How to learn higher mathematics? Where to beginn?

[danov]

Hello, I am 18 years old and I am very interested in mathematics.

I have only knowlegde of school-matematics (school-Analysis, school-stochastics and a little bit school-linear Algebra) but that's not really interesting. Its basically memorising given methods to solve exercises instead of really understanding what is behind this methods.

So, basically my question is:

How can I learn higher Mathematics and where to beginn?

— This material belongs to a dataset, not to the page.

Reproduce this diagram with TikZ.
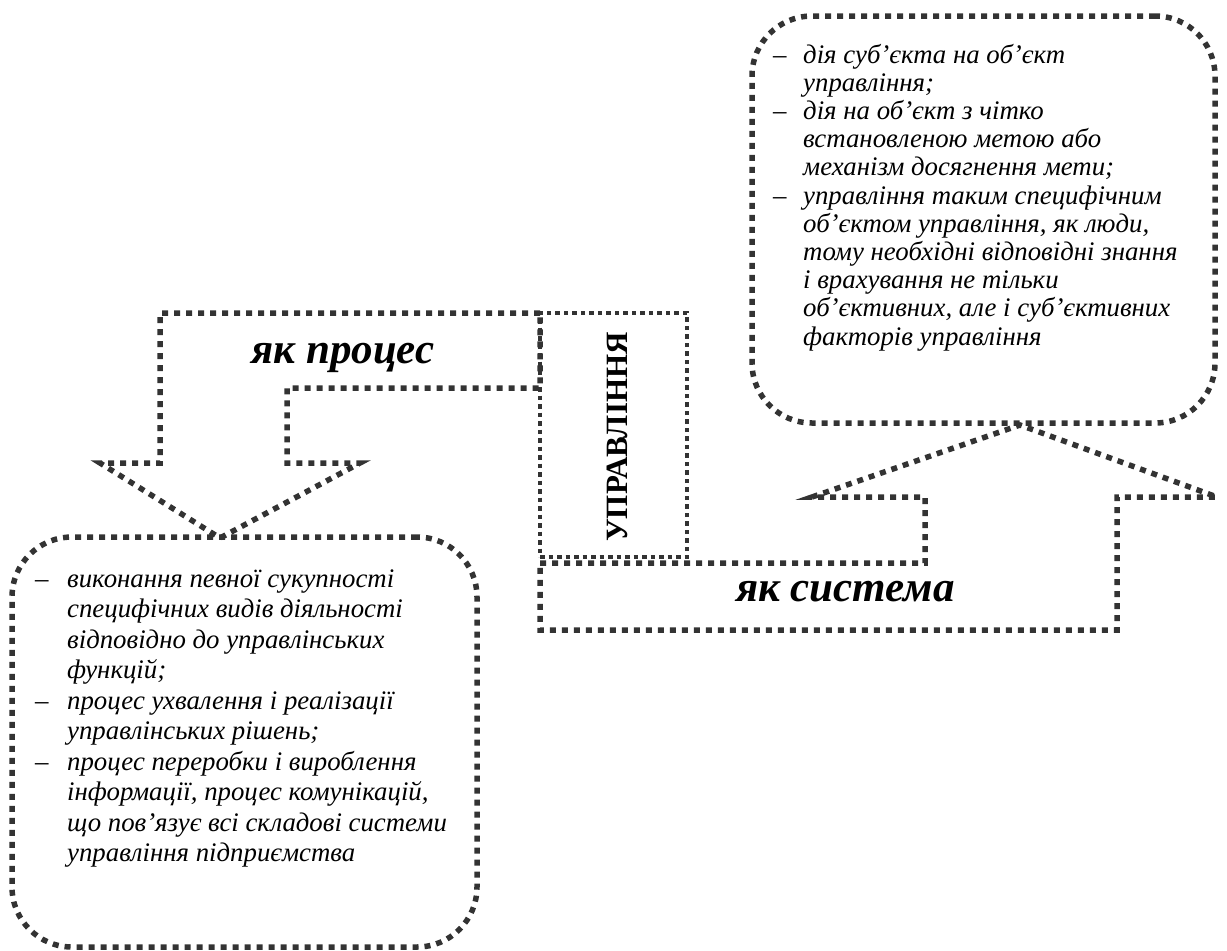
\documentclass[tikz,border=0pt]{standalone}
\usepackage{fontspec}
\setmainfont{Liberation Serif}
\begin{document}
\begin{tikzpicture}[x=1pt,y=-1pt,
  dotline/.style={draw=black!80, line width=5.5pt, dash pattern=on 6pt off 6pt, line join=miter},
  finedot/.style={draw=black!80, line width=4.5pt, dash pattern=on 4.5pt off 4pt},
  roundbox/.style={dotline, rounded corners=60pt, inner sep=0pt},
  listtext/.style={inner sep=0pt, anchor=base west, align=left},
  arrowlabel/.style={inner sep=0pt, anchor=base, font=\bfseries\itshape\fontsize{43}{48}\selectfont},
]
\useasboundingbox (0,0) rectangle (1227,951);

% bent arrow "як процес": from the central box to the left, then down
\draw[dotline] (540,313) -- (160,313) -- (160,463) -- (100,463) -- (220,538)
  -- (360,463) -- (287,463) -- (287,388) -- (540,388) -- cycle;

% bent arrow "як система": from the central box to the right, then up
\draw[dotline] (540,563) -- (925,563) -- (925,497) -- (812,497) -- (1020,425)
  -- (1217,497) -- (1117,497) -- (1117,630) -- (540,630) -- cycle;

% central box
\node[finedot, minimum width=147pt, minimum height=244pt] (core) at (613.5,435) {};
\node[rotate=90, inner sep=0pt, font=\bfseries\fontsize{31}{34}\selectfont] (coretext) at (617,437) {УПРАВЛІННЯ};

% rounded boxes with the lists
\node[roundbox, minimum width=463pt, minimum height=407pt] (sysbox) at (983.5,219.5) {};
\node[roundbox, minimum width=465pt, minimum height=410pt] (procbox) at (244.5,742) {};

\node[listtext, font=\itshape\fontsize{26.8}{28.2}\selectfont] (systext) at (773,63) {%
\begin{tabular}[t]{@{}l@{}l@{}}
\makebox[30pt][l]{–} & дія суб’єкта на об’єкт\\
 & управління;\\
\makebox[30pt][l]{–} & дія на об’єкт з чітко\\
 & встановленою метою або\\
 & механізм досягнення мети;\\
\makebox[30pt][l]{–} & управління таким специфічним\\
 & об’єктом управління, як люди,\\
 & тому необхідні відповідні знання\\
 & і врахування не тільки\\
 & об’єктивних, але і суб’єктивних\\
 & факторів управління
\end{tabular}};

\node[listtext, font=\itshape\fontsize{26.8}{30.5}\selectfont] (proctext) at (35,587) {%
\begin{tabular}[t]{@{}l@{}l@{}}
\makebox[32pt][l]{–} & виконання певної сукупності\\
 & специфічних видів діяльності\\
 & відповідно до управлінських\\
 & функцій;\\
\makebox[32pt][l]{–} & процес ухвалення і реалізації\\
 & управлінських рішень;\\
\makebox[32pt][l]{–} & процес переробки і вироблення\\
 & інформації, процес комунікацій,\\
 & що пов’язує всі складові системи\\
 & управління підприємства
\end{tabular}};

% arrow labels
\node[arrowlabel] (proclabel) at (343,363) {як процес};
\node[arrowlabel, anchor=base east] (syslabel) at (955,601) {як система};
\end{tikzpicture}
\end{document}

In fact I already started by learning mathematical proofs (book: 100% mathematical proof). Is it "right" to start with learning proofs? I just thought it would be good because Univerity Analysis/Algebra-books (like Widder) are very hard to understand for me with my school-knowledge.

What do you suggest?

 

[ducnguyen2000]

Have you covered your transcendental functions yet?

 

[LogicalTime]

mmm have I got a site for you, check out MIT's open course site, here is a link to their math courses that have full video/audio:

http://ocw.mit.edu/OcwWeb/web/courses/av/index.htm#Mathematics

 

[mathwonk]

get a copy of spivak's calculus and work through it.

 

[litendkns]

List

Does anyone have a list of Theorems and Postulates and the definitions for high school level geometry? I am an Instructional Aide in Spec. Ed. and one of my students is looking for one. Or if you can tell me where I can find one online. I've already been to 'Spark Notes.'

 

[symbolipoint]

Does anyone have a list of Theorems and Postulates and the definitions for high school level geometry? I am an Instructional Aide in Spec. Ed. and one of my students is looking for one. Or if you can tell me where I can find one online. I've already been to 'Spark Notes.'

An important feeling is that they need to be learned systematically with the normal flow of the course topics. Some modern h.s. Geometry books should have some listings. Look in the Prentiss-Hall Geometry textbook (I believe from year 2003 or 2004). The book is probably one of the best. Therein is found a listing of theorems, but I can not remember if a listing of postulates was also present.